WHAT YOU ARE ASKED TO DO: Print the material below exactly as it stands, please, from its first line to the line holding "from bokeh.resources import INLINE", with no pictures.

+++++

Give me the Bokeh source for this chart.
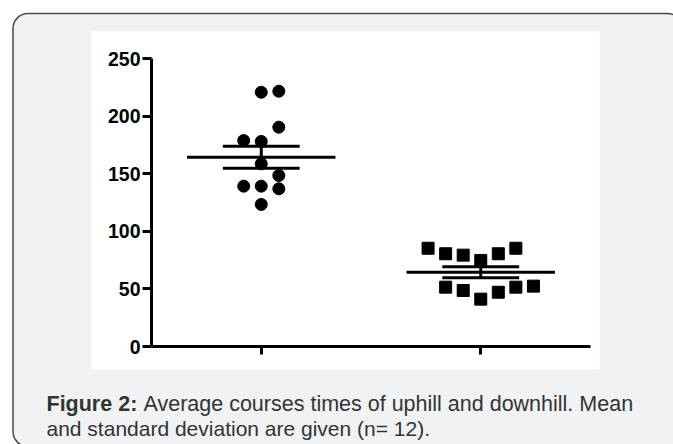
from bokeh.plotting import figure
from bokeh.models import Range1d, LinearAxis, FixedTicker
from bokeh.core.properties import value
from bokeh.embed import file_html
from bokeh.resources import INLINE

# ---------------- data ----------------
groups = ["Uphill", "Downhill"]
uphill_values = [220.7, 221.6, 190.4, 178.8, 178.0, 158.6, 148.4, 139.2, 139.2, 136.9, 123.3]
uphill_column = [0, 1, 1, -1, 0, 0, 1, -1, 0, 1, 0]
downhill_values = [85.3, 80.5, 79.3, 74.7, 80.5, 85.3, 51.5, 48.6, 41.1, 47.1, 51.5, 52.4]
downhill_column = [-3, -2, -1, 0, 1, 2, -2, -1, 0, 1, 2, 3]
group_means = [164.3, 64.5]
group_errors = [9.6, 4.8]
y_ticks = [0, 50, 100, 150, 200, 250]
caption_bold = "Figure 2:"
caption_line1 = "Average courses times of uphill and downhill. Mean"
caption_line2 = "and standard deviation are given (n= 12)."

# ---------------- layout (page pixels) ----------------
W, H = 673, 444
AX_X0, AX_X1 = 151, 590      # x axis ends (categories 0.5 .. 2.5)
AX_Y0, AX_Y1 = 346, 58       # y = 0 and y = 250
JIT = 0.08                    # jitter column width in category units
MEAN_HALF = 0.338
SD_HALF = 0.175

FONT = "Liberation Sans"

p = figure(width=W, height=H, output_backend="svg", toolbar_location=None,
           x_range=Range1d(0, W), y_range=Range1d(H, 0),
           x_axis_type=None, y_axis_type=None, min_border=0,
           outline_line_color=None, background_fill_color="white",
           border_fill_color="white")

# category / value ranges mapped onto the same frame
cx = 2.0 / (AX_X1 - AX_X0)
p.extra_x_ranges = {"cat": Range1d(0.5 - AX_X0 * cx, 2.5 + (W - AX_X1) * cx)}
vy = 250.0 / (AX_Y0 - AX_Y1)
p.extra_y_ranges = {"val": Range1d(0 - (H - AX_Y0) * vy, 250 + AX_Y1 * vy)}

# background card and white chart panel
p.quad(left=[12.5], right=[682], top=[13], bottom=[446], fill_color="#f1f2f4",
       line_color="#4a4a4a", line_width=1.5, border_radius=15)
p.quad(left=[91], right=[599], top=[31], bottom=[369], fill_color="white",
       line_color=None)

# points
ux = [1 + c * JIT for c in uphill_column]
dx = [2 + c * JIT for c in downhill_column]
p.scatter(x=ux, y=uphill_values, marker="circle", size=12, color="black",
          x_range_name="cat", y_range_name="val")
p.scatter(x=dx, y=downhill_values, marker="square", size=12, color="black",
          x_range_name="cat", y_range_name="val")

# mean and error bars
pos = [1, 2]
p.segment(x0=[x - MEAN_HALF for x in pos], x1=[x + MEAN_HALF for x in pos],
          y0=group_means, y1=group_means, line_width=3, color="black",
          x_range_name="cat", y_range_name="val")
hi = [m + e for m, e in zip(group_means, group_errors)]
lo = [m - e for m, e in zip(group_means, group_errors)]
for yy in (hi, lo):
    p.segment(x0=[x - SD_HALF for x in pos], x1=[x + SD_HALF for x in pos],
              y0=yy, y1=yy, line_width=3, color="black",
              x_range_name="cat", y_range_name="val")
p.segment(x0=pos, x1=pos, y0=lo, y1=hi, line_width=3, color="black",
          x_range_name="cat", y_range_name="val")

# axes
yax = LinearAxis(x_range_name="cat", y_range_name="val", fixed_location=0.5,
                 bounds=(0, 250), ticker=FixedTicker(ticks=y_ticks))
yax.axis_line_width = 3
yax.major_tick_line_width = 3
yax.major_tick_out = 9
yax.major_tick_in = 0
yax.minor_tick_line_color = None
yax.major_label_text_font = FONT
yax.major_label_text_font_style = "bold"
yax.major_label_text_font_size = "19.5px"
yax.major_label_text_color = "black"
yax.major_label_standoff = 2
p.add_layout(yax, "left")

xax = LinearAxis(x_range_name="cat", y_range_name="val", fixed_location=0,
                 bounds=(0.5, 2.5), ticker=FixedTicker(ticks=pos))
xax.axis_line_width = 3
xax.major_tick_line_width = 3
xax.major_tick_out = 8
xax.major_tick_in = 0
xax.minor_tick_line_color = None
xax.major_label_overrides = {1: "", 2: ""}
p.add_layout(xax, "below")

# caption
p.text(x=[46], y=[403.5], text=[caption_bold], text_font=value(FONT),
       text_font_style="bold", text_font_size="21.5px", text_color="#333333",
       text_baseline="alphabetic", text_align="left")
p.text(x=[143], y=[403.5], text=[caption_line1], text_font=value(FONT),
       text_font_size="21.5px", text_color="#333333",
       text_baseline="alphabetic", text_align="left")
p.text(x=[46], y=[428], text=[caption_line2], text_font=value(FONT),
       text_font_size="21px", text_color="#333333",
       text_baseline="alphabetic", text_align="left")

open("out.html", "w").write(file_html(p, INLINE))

+++++

THE RESULT:
Give me the Bokeh source for this chart.
from bokeh.plotting import figure
from bokeh.models import Range1d, LinearAxis, FixedTicker
from bokeh.core.properties import value
from bokeh.embed import file_html
from bokeh.resources import INLINE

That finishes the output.